--- start ---
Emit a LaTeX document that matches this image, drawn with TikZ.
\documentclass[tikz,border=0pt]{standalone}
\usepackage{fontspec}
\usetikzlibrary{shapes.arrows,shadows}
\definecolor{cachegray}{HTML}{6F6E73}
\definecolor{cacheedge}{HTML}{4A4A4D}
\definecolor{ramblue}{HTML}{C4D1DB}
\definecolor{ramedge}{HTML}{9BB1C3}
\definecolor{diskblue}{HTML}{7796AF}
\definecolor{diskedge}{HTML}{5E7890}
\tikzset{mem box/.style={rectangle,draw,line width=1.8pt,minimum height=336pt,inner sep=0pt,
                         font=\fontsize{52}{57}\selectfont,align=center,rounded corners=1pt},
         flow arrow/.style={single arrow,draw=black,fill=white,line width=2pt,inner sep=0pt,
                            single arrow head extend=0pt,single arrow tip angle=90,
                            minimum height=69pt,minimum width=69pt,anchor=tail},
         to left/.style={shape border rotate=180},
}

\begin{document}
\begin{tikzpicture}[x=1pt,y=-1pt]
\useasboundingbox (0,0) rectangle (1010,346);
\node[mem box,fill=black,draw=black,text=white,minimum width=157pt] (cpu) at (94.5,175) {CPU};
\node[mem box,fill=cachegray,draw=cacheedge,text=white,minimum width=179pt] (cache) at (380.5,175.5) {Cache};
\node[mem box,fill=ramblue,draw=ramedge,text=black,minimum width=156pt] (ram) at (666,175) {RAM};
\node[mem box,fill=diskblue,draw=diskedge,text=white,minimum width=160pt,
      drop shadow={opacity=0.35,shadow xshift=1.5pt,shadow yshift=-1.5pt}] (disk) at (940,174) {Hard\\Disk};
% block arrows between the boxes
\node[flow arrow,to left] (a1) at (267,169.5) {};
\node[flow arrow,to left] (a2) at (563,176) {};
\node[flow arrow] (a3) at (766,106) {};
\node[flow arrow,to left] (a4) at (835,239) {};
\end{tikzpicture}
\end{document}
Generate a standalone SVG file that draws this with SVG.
--- end ---
- [Aim]:
Review the material and copy each line in which the word "that" appears.

- [Response to the exercise]:
Emit a LaTeX document that matches this image, drawn with TikZ.
Generate a standalone SVG file that draws this with SVG.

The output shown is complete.